- Born: 13 May 1931 (age 95) Roubaix, France
- Known for: Founder, Auchan
- Children: 3
- Relatives: Michel Leclercq (cousin)

= Gérard Mulliez =

French businessman (born 1931)

Gérard Paul Louis Marie-Joseph Mulliez (born 13 May 1931) is a French entrepreneur and the founder of the Auchan chain of department stores.

==Early life==
Gérard Mulliez was born on 13 May 1931, in Roubaix, France. His father, Gérard Mulliez, was the owner of Phildar, a knitting yarn brand founded by his grandfather, Louis Mulliez-Lestienne. His uncle, Louis Mulliez, was the owner of the Saint-Liévin factory in Lille. Gérard Mulliez has five siblings.

Mulliez reportedly had bad grades in school. He spent a year in England, where he learned to play rugby and pool and learned to speak English. Despite his efforts, he failed his Baccalaureate.

==Career==
Mulliez started his career working for his father's company, gradually working his way up until he became its chairman.

In 1961, at the age of twenty-nine, after being inspired by department stores during a trip to the US, he opened his first Auchan store in Roubaix, France.

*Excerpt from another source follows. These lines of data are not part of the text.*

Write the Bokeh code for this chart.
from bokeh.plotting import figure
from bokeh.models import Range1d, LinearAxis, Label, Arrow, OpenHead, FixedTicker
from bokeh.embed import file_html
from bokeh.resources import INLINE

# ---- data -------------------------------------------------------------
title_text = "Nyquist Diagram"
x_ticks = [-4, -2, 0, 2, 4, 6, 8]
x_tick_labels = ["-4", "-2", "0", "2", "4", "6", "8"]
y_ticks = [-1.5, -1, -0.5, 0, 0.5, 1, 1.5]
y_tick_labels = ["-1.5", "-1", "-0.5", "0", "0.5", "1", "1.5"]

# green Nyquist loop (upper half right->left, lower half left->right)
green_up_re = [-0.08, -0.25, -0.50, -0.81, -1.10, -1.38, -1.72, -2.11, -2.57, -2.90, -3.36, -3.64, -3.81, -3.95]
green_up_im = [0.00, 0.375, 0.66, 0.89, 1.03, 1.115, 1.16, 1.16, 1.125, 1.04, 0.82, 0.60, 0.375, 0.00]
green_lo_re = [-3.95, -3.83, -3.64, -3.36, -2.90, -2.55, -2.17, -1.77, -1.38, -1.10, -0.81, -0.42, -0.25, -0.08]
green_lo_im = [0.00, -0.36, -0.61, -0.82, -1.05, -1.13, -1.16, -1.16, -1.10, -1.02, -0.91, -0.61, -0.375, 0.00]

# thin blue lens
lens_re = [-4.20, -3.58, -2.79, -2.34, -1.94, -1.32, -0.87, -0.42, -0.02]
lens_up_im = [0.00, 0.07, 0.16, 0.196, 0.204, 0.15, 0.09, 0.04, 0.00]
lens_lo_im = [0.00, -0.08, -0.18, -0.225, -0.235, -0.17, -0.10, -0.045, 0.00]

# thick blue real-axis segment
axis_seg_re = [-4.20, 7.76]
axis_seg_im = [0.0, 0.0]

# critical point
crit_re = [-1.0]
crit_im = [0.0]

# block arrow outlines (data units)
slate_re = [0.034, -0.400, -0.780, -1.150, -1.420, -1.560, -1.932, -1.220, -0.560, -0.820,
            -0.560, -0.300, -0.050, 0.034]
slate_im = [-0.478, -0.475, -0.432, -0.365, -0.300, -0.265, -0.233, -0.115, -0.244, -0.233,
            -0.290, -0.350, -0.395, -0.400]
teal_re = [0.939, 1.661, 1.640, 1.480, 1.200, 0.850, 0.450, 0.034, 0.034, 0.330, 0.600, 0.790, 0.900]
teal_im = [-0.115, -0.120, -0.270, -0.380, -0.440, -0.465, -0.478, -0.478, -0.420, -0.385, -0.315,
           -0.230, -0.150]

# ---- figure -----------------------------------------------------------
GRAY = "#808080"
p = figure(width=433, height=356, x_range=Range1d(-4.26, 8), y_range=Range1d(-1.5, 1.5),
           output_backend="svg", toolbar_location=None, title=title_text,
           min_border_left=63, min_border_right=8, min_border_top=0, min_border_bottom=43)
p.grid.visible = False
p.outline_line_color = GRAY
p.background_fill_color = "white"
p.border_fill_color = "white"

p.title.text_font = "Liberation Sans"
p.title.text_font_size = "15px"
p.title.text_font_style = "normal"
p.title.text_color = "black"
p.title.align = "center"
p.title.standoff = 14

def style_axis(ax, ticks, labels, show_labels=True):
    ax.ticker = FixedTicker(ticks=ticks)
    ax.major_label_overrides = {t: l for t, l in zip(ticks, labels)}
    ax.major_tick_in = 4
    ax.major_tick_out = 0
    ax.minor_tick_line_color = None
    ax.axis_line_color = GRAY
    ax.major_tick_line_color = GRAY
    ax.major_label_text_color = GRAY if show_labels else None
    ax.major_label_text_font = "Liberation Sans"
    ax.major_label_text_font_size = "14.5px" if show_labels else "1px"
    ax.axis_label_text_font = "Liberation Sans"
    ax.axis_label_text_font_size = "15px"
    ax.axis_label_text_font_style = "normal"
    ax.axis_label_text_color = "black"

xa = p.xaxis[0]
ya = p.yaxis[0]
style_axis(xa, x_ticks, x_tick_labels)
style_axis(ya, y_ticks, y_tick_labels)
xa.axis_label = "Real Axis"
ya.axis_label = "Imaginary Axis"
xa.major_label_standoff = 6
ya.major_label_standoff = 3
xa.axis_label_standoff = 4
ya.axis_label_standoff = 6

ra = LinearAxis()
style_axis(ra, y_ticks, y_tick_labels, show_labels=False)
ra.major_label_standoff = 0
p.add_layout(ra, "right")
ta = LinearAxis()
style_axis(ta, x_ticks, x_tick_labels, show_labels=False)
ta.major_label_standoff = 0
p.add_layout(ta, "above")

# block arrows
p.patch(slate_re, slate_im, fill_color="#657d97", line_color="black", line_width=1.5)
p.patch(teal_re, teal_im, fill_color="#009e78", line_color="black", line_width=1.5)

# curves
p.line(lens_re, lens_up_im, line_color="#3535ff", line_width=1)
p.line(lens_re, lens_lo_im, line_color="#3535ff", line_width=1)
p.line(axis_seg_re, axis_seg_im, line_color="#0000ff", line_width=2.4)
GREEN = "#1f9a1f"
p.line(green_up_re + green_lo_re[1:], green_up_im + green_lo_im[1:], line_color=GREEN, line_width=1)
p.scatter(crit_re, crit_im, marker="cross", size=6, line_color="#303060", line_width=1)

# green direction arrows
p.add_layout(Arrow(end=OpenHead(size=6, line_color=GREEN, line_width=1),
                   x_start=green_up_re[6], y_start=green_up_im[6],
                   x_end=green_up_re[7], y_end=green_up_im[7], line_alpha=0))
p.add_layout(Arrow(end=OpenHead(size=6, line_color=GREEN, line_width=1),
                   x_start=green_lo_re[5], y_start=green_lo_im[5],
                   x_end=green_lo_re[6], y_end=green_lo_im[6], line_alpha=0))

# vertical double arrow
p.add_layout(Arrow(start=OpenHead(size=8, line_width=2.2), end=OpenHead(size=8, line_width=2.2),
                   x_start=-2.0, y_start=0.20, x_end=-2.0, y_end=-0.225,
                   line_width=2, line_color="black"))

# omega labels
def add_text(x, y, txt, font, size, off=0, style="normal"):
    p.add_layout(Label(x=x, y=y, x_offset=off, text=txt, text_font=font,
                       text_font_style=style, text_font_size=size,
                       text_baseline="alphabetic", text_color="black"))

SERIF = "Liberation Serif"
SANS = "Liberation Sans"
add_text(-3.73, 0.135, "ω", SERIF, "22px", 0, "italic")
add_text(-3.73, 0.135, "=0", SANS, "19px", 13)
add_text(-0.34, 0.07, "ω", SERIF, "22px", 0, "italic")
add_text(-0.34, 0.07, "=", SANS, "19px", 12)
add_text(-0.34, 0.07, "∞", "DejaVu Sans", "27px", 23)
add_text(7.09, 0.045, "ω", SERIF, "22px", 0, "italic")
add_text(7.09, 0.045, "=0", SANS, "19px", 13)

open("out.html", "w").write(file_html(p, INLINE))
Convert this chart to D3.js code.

He retired as chairman in 1996 and as CEO in 2006, handing over control to his nephew, Vianney Mulliez.

His holding Association Familiale Mulliez (AFM) controls Auchan as well as a diverse mix of other retail chains such as Leroy Merlin, Decathlon, Saint Maclou, Kiloutou, Kiabi, Flunch, etc. It is co-owned between a thousand family members. Six hundred of his cousins are millionaires as a result.

In 2004, he was the recipient of the Légion d'honneur.

In 2022, retailers founded or part-owned by Gérard Mulliez, including Auchan, Decathlon, and Leroy Merlin, face criticism for refusing to pull out from the Russian market as a result of the Russian Invasion of Ukraine and even supporting the invasion through its Russian subsidiary.

==Wealth==
According to Challenge Magazine, he was worth 19 billion Euros in 2013, 20 billion Euros in 2014, and according to Capital, nearly 40 billion Euros in 2016 making him the first richest person in France. According to Capital, the Mulliez family was the richest family in France in 2014. According to Hurun Report, he is 18th richest person in the world with a net worth of US$30 billion. Some of his family members reside in Néchin, Belgium.

He has revealed that he has also spent less than he earns, and reinvests most of his earnings. He added that most of his wealth is tied up in family shares, and he would not be able to spend much of it. He is in favour of taxing annual incomes upwards of 500,000 Euros, but not dividends on investments, arguing that this would scare investors away.

On 21 February 2015, he paid a personal visit to the youth wing of the French Communist Party in Lille to protest about a poster accusing him of profiting from the financial crisis, as he got richer while his employees saw their spending power diminish. He argued that he employed a lot of people, adding that by the time he was their age, he had already opened his first store.

==Personal life==
Mulliez and his wife have three children. They reside in Croix near Lille and own another house in the South of France. They are practising Roman Catholics. He enjoys spending his weekends biking and hiking in the countryside.

==Bibliography==
- La Dynamique du client, Richard C. Whiteley and Gérard Mulliez, interview with Jean-Pierre Thiollet, Maxima, 1994 and 1997.